— start of COLLECTED DATA —

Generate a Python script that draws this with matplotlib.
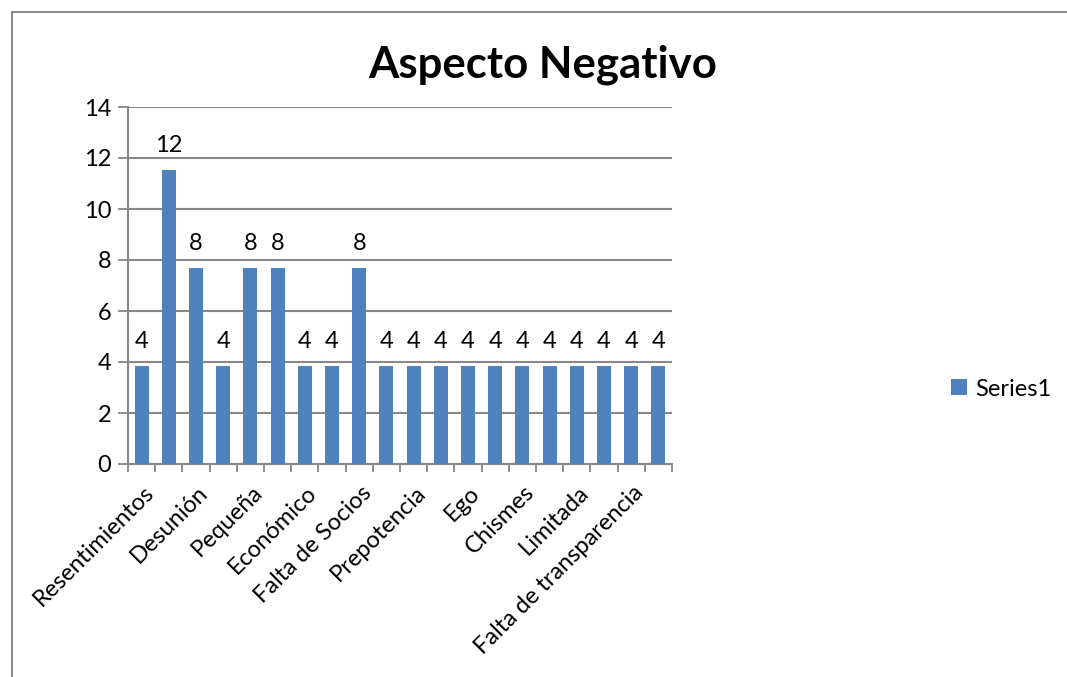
import matplotlib
matplotlib.use("Agg")
import matplotlib.pyplot as plt
from matplotlib.patches import Rectangle
import numpy as np

# Share of mentions (%) per negative aspect; only every second category name is shown on the axis
categories = ["Resentimientos", "", "Desunión", "", "Pequeña", "", "Económico", "",
              "Falta de Socios", "", "Prepotencia", "", "Ego", "", "Chismes", "",
              "Limitada", "", "Falta de transparencia", ""]
values = [3.85, 11.54, 7.69, 3.85, 7.69, 7.69, 3.85, 3.85, 7.69, 3.85,
          3.85, 3.85, 3.85, 3.85, 3.85, 3.85, 3.85, 3.85, 3.85, 3.85]
series_name = "Series1"
y_ticks = [0, 2, 4, 6, 8, 10, 12, 14]

plt.rcParams["font.family"] = ["Lato", "DejaVu Sans"]
BAR = "#4F81BD"
GRID = "#888888"
FS = 17

fig = plt.figure(figsize=(10.67, 6.77), dpi=100)
fig.patch.set_facecolor("white")

# chart frame
fig.add_artist(Rectangle((12 / 1067, -0.05), 1.2, 1 - 12 / 677 + 0.05,
                         transform=fig.transFigure, fill=False,
                         edgecolor="#8c8c8c", linewidth=1.5))

ax = fig.add_axes([128 / 1067, 1 - 464 / 677, (672 - 128) / 1067, (464 - 107) / 677])
x = np.arange(len(values))
bars = ax.bar(x, values, width=0.52, color=BAR, label=series_name, zorder=3)

ax.set_xlim(-0.5, len(values) - 0.5)
ax.set_ylim(0, 14)
ax.set_yticks(y_ticks)
ax.set_yticklabels([str(t) for t in y_ticks], fontsize=FS)
ax.yaxis.grid(True, color=GRID, linewidth=1.5, zorder=0)
ax.set_axisbelow(True)

for s in ("top", "right"):
    ax.spines[s].set_visible(False)
for s in ("left", "bottom"):
    ax.spines[s].set_color(GRID)
    ax.spines[s].set_linewidth(1.5)

# category boundary ticks
ax.set_xticks(np.arange(-0.5, len(values), 1.0), minor=False)
ax.set_xticklabels([])
ax.tick_params(axis="x", which="major", length=6, color=GRID, width=1.3)
ax.tick_params(axis="y", length=7, color=GRID, width=1.3, pad=5)

# category names under every second bar
for xi, name in zip(x, categories):
    if name:
        ax.text(xi + 0.05, -0.7, name, rotation=45, ha="right", va="top",
                rotation_mode="anchor", fontsize=FS)

for rect, v in zip(bars, values):
    ax.annotate(f"{v:.0f}", (rect.get_x() + rect.get_width() / 2, v),
                xytext=(0, 10), textcoords="offset points",
                ha="center", va="bottom", fontsize=FS)

fig.text(543 / 1067, 1 - 65 / 677, "Aspecto Negativo", ha="center", va="center",
         fontsize=31.5, fontweight="bold")

fig.legend(handles=[bars], labels=[series_name], loc="center left",
           bbox_to_anchor=(930 / 1067, 1 - 389 / 677), frameon=False,
           fontsize=FS, handlelength=0.65, handleheight=0.65, handletextpad=0.35)

fig.savefig("out.png", dpi=100)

— end of COLLECTED DATA —

- WORK TO BE COMPLETED: Omitting all pictures, restate exactly the lines of the material from its start through the line that contains "import numpy as np".

- ANSWER IN FULL:
Generate a Python script that draws this with matplotlib.
import matplotlib
matplotlib.use("Agg")
import matplotlib.pyplot as plt
from matplotlib.patches import Rectangle
import numpy as np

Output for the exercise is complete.